Dementsprechend kommt es für das
Vorliegen einer Versendung nach § 3 Abs. 6 Satz 1 UStG
entgegen dem zu § 5 UStDB ergangenen BFH-Urteil in BFHE
87, 162, BStBl III 1967, 101 = SIS 67 00 57 nicht darauf an, ob der
Beauftragte verpflichtet ist, den
Gegenstand der Lieferung an den Abnehmer auszuhändigen.
Aufgrund der Gleichrangigkeit von Versendung und Beförderung
für Zwecke der Lieferortbestimmung gilt eine Lieferung daher
bei einer Versendung auch dann am Ort der Übergabe an den
Beauftragten als ausgeführt, wenn der Gegenstand erst nach
Erteilung einer durch den Lieferer gesondert zu erklärenden
Freigabe („shipment on hold“) an den Abnehmer
übergeben werden darf.
Dient die „shipment on
hold“-Klausel darüber hinaus dazu, die
Kaufpreiszahlung zu sichern, führt dies im Übrigen nur
dazu, dass der Lieferung der Charakter einer Nachnahmelieferung
zukommt. Auch bei einer Versendungslieferung per Nachnahme, bei der
die Übergabe an den Abnehmer davon abhängt, dass dieser
den Kaufpreis entrichtet, gilt die Lieferung bereits an dem Ort als
ausgeführt, an dem die Ware an den Beauftragten übergeben
wird, ohne dass der Vorbehalt der Kaufpreiszahlung dem
entgegensteht.
c) An der sich nach nationalem Recht
ergebenden Rechtslage bestehen keine Zweifel im Hinblick auf das
Gemeinschaftsrecht und das Gebot richtlinienkonformer Auslegung.

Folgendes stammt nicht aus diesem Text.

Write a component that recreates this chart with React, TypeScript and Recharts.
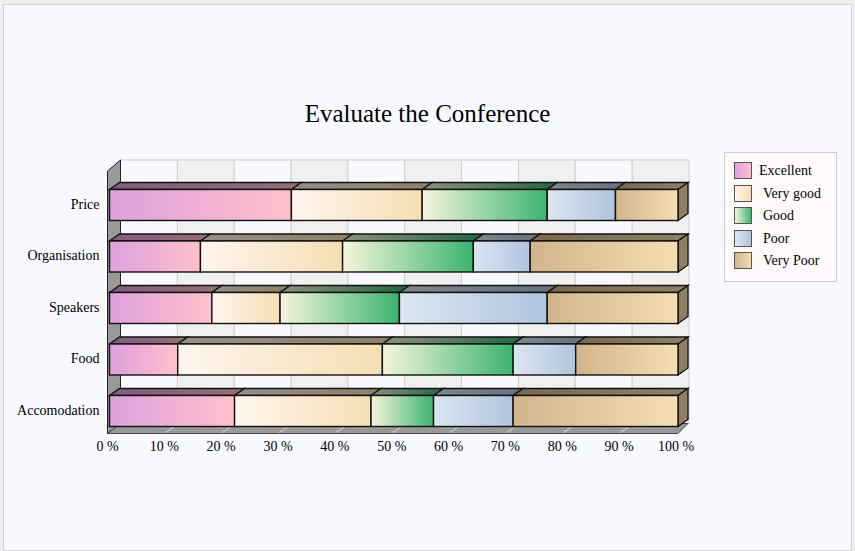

Nach Art. 8 Abs. 1 Buchst. a Satz 1 der Sechsten Richtlinie
77/388/EWG des Rates vom 17.5.1977 zur Harmonisierung der
Rechtsvorschriften der Mitgliedstaaten über die Umsatzsteuern
gilt als Ort der Versendung für den Fall, dass der Gegenstand
vom Lieferer, vom Erwerber oder von einer dritten Person versandt
oder befördert wird, der Ort, an dem sich der Gegenstand zum
Zeitpunkt des Beginns der Versendung oder Beförderung an den
Erwerber befindet. Hieraus ergibt sich keine abweichende
Beurteilung.
d) Der V. Senat hat auf Anfrage einer
Abweichung von seiner Rechtsprechung in den Urteilen in BFHE 87,
162, BStBl III 1967, 101 = SIS 67 00 57 und in BFH/NV 1995, 555
zugestimmt.
2. Danach sind im Streitfall entgegen der von
der Vorinstanz vertretenen Auffassung die beiden in der Revision
streitigen Lieferungen nach § 3 Abs. 6 UStG im Inland nicht
steuerbar. Denn bereits bei der Übergabe an die Spedition und
damit bei Beginn der Versendung stand fest, dass HS Abnehmer der
Lieferungen ist. Dies ergibt sich aus den unstreitigen
Gesamtumständen, insbesondere aus der Übergabe der von HS
zuvor bestellten Ware an die Spedition sowie aus der in zeitlichem
Zusammenhang mit dieser Übergabe erfolgten Weisung an die
D-GmbH, die zu ihr transportierte Ware nach einer gesondert zu
erteilenden Freigabe an HS herauszugeben. Unerheblich ist
demgegenüber, ob der Spedition M bereits bei Beginn der
Beförderung in Großbritannien bekannt war, dass die Ware
über die ihr als Empfänger benannte D-GmbH letztlich an
HS zu übergeben war.
3. Da das FG von anderen Grundsätzen
ausgegangen ist, war sein Urteil aufzuheben. Die Sache ist
spruchreif, so dass der Senat in der Sache selbst entscheiden kann
(§ 126 Abs. 3 Satz 1 Nr. 1 FGO). Steuerpflichtig war im Inland
nur die dritte Lieferung, deren Steuerpflicht in der Revision nicht
mehr angezweifelt wurde. Die hierfür entstehende Steuer
beläuft sich auf 215.106 DM (109.981,95 EUR). Die
Wechselkursumrechnung beruht auf § 16 Abs. 6 UStG und dem
für den Kalendermonat der verbleibenden steuerpflichtigen
Lieferung geltenden Schreiben des Bundesministeriums der Finanzen
vom 4.5.1998 IV C 4 - S 7329 - 10/98 (BStBl I 1998, 383 = SIS 98 12 28).